The previous homework provided background information about the data set and domain. For simplicity, this homework focuses on the same data set and domain.

Note: This exercise aims to strike a balance between teaching big-data concepts and the overhead of setting up an actual infrastructure that would scale to big data. In a real-world scenario, your analysis pipeline will most likely interface with an existing cluster or some form of distributed data storage. That said, the concepts are the same independently of how small or big the target data set is – in part due to well-designed Spark and SQL backends for powerful packages such as dplyr.

Instructions

HW1 feedback

HW1 feedback has two clearly labeled sections:

Expected changes: Incorporating these changes will allow you to get up to 90% of lost points back on HW1.
Optional changes: Incorporating these changes will strengthen your data analysis, but these changes are not strictly required for HW2.

Visualizations (35%)

Add at least four plots (across your two reports).
At least one plot must be a facet plot with an additional aesthetic being used for a different dimension of the data.
There is no limit on the number of plots; feel free to explore different visualizations and retain those visualizations in your detailed analysis report.
Make sure to properly describe all visualizations.

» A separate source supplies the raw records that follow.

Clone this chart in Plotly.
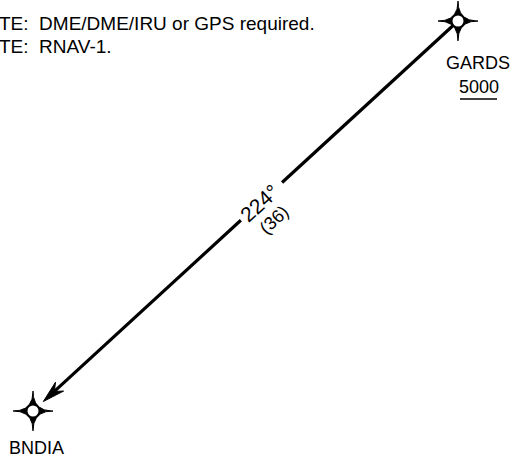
import numpy as np
import plotly.graph_objects as go

# ---- data ----
fix_names = ["GARDS", "BNDIA"]
fix_x = [458, 33]
fix_y = [21, 411]
gards_altitude = "5000"
course_label = "224°"
distance_label = "(36)"
note_lines = ["TE:\u00a0\u00a0DME/DME/IRU or GPS required.", "TE:\u00a0\u00a0RNAV-1."]

FONT = "Liberation Sans"
W, H = 516, 459

fig = go.Figure()

# ---- route geometry from the fixes ----
p0 = np.array([fix_x[0], fix_y[0]], float)
p1 = np.array([fix_x[1], fix_y[1]], float)
d = p1 - p0
L = np.hypot(*d)
u = d / L
n = np.array([-u[1], u[0]])  # perpendicular

gap_a, gap_b = 0.414 * L, 0.511 * L
tip = p1 - 14 * u
notch = tip - 15 * u
back1 = tip - 22 * u + 6 * n
back2 = tip - 22 * u - 6 * n

seg1 = [p0, p0 + gap_a * u]
seg2 = [p0 + gap_b * u, notch]
for seg in (seg1, seg2):
    fig.add_trace(go.Scatter(x=[seg[0][0], seg[1][0]], y=[seg[0][1], seg[1][1]],
                             mode="lines", line=dict(color="black", width=3.2),
                             hoverinfo="skip", showlegend=False))

arrow = np.array([tip, back1, notch, back2, tip])
fig.add_trace(go.Scatter(x=arrow[:, 0], y=arrow[:, 1], mode="lines", fill="toself",
                         fillcolor="black", line=dict(color="black", width=1),
                         hoverinfo="skip", showlegend=False))

# ---- fix symbols (four-point star + ring) ----
def star(cx, cy, R=20, k=4.0, m=200):
    t = np.linspace(0, 2 * np.pi, m)
    c, s = np.cos(t), np.sin(t)
    x = cx + R * np.sign(c) * np.abs(c) ** k
    y = cy + R * np.sign(s) * np.abs(s) ** k
    return x, y

for fx, fy in zip(fix_x, fix_y):
    sx, sy = star(fx, fy)
    fig.add_trace(go.Scatter(x=sx, y=sy, mode="lines", fill="toself", fillcolor="black",
                             line=dict(color="black", width=1), hoverinfo="skip",
                             showlegend=False))
fig.add_trace(go.Scatter(x=fix_x, y=fix_y, mode="markers",
                         marker=dict(size=13, color="white", line=dict(color="black", width=2)),
                         hoverinfo="skip", showlegend=False))

# ---- labels ----
ang = -np.degrees(np.arctan2(abs(d[1]), abs(d[0])))
mid = p0 + 0.468 * L * u
perp_dn = np.array([abs(n[0]), abs(n[1])])
dist_pos = mid + 22 * perp_dn

fig.add_annotation(x=mid[0], y=mid[1], text=course_label, showarrow=False, textangle=ang,
                   xanchor="center", yanchor="middle",
                   font=dict(family=FONT, size=21, color="black"))
fig.add_annotation(x=dist_pos[0], y=dist_pos[1], text=distance_label, showarrow=False,
                   textangle=ang, xanchor="center", yanchor="middle",
                   font=dict(family=FONT, size=18, color="black"))

g_lab = (fix_x[0] + 20, fix_y[0] + 42)
fig.add_annotation(x=g_lab[0], y=g_lab[1], text=fix_names[0], showarrow=False,
                   xanchor="center", yanchor="middle",
                   font=dict(family=FONT, size=18, color="black"))
fig.add_annotation(x=g_lab[0] + 0.5, y=g_lab[1] + 24, text=gards_altitude, showarrow=False,
                   xanchor="center", yanchor="middle",
                   font=dict(family=FONT, size=18, color="black"))
# underline of the altitude
fig.add_shape(type="line", x0=g_lab[0] - 18, x1=g_lab[0] + 19,
              y0=g_lab[1] + 36, y1=g_lab[1] + 36, line=dict(color="black", width=1.5))

fig.add_annotation(x=fix_x[1] + 3, y=fix_y[1] + 37, text=fix_names[1], showarrow=False,
                   xanchor="center", yanchor="middle",
                   font=dict(family=FONT, size=18, color="black"))

for i, line in enumerate(note_lines):
    fig.add_annotation(x=0, y=23 + 23 * i, xref="paper", yref="y", text=line,
                       showarrow=False, xanchor="left", xshift=-3,
                       yanchor="middle", font=dict(family=FONT, size=19, color="black"))

fig.update_layout(width=W, height=H, margin=dict(l=0, r=0, t=0, b=0),
                  paper_bgcolor="white", plot_bgcolor="white", showlegend=False,
                  xaxis=dict(range=[0, W], visible=False, fixedrange=True),
                  yaxis=dict(range=[H, 0], visible=False, fixedrange=True))

fig.write_html("out.html", config={"displayModeBar": False},
               post_script="document.body.style.margin='0';document.body.style.overflow='hidden';")
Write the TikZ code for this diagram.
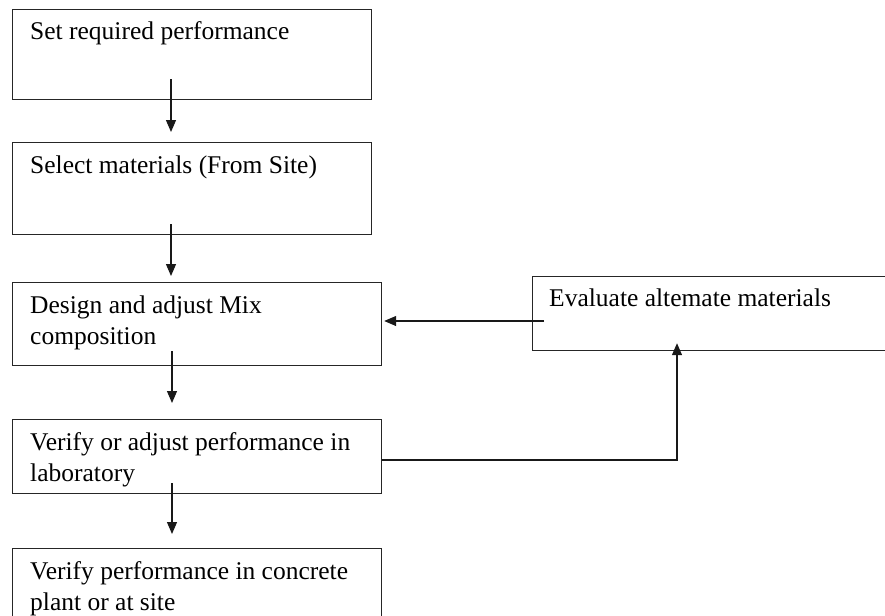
\documentclass[tikz,border=0pt]{standalone}
\usepackage{fontspec}
\setmainfont{Liberation Serif}
\usetikzlibrary{arrows.meta,calc}
\begin{document}
\begin{tikzpicture}[x=1pt,y=-1pt,
  box/.style={draw=black!85,line width=1.2pt,anchor=north west,inner sep=0pt},
  txt/.style={anchor=base west,inner sep=0pt,align=left,font=\fontsize{25.5}{31}\selectfont},
  arr/.style={draw=black!90,line width=1.2pt,-{Triangle[length=12pt,width=10pt]}}]
\clip (0,0) rectangle (885,615);
\fill[white] (0,0) rectangle (885,615);
% boxes
\node[box,minimum width=359pt,minimum height=90pt] (b1) at (12,9) {};
\node[box,minimum width=359pt,minimum height=92pt] (b2) at (12,142) {};
\node[box,minimum width=369pt,minimum height=83pt] (b3) at (12,282) {};
\node[box,minimum width=369pt,minimum height=74pt] (b4) at (12,419) {};
\node[box,minimum width=369pt,minimum height=90pt] (b5) at (12,548) {};
\node[box,minimum width=370pt,minimum height=74pt] (b6) at (532,276) {};
% texts (base anchor = baseline of the last line)
\node[txt] (t1) at ($(b1.north west)+(18,31)$) {Set required performance};
\node[txt] (t2) at ($(b2.north west)+(18,31)$) {Select materials (From Site)};
\node[txt] (t3) at ($(b3.north west)+(18,62)$) {Design and adjust Mix\\composition};
\node[txt] (t4) at ($(b4.north west)+(18,62)$) {Verify or adjust performance in\\laboratory};
\node[txt] (t5) at ($(b5.north west)+(18,62)$) {Verify performance in concrete\\plant or at site};
\node[txt] (t6) at ($(b6.north west)+(17,30)$) {Evaluate altemate materials};
% connectors
\draw[arr] ($(b1.south west)+(159,-21)$) -- ($(b2.north west)+(159,-10)$);
\draw[arr] ($(b2.south west)+(159,-11)$) -- ($(b3.north west)+(159,-6)$);
\draw[arr] ($(b3.south west)+(160,-15)$) -- ($(b4.north west)+(160,-16)$);
\draw[arr] ($(b4.south west)+(160,-11)$) -- ($(b5.north west)+(160,-14)$);
\draw[arr] ($(b6.north west)+(12,45)$) -- ($(b3.north east)+(2,39)$);
\draw[arr] ($(b4.north east)+(0,41)$) -| ($(b6.south west)+(145,-8)$);
\end{tikzpicture}
\end{document}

Note: You may provide visualizations for the consolidated data set or your analysis results of that data set. For example, you may visualize code/test/bug complexity across different dimensions, independently of your statistical analyses.

Distributed computing with Spark (35%)

Use the sparklyr package to interface with Spark for two purposes:

Consolidate all five data files in Spark, before materializing the final data frame into memory.
Distributed computing, such as fitting multiple models on the same data, fitting the same model on different groups of the same data, or parallelizing a computation.

Note: For a more realistic exercise, you may want to work with the disaggregated data provided on the course website.

Quarto reports (30%)

Develop a Quarto project that produces two html reports:

A detailed analysis report – this is your improved, executable notebook from HW1. Focus on how you designed and conducted your analysis and why you made those choices, in addition to providing the analysis code and results.
A higher-level summary report. Focus on what are the key takeaways and what are the implications and potential next steps.

An analogy for the difference between the two reports is a research paper vs. a conference presentation or a news article. The latter two are usually presented at a much higher level, consolidating individual analysis results and focusing on the bigger picture.

Note: While not strictly required for this exercise, it is a good practice to separate data processing and data visualization. For example, your detailed analysis may generate an aggregated data set that is then ingested and visualized by the code that creates the summary report. Feel free to modularize your analysis pipeline.

Deliverables

An executable Quarto project that, if rendered, will execute your analysis and produce the two reports.

Steps for turn-in

Upload the deliverables to Canvas.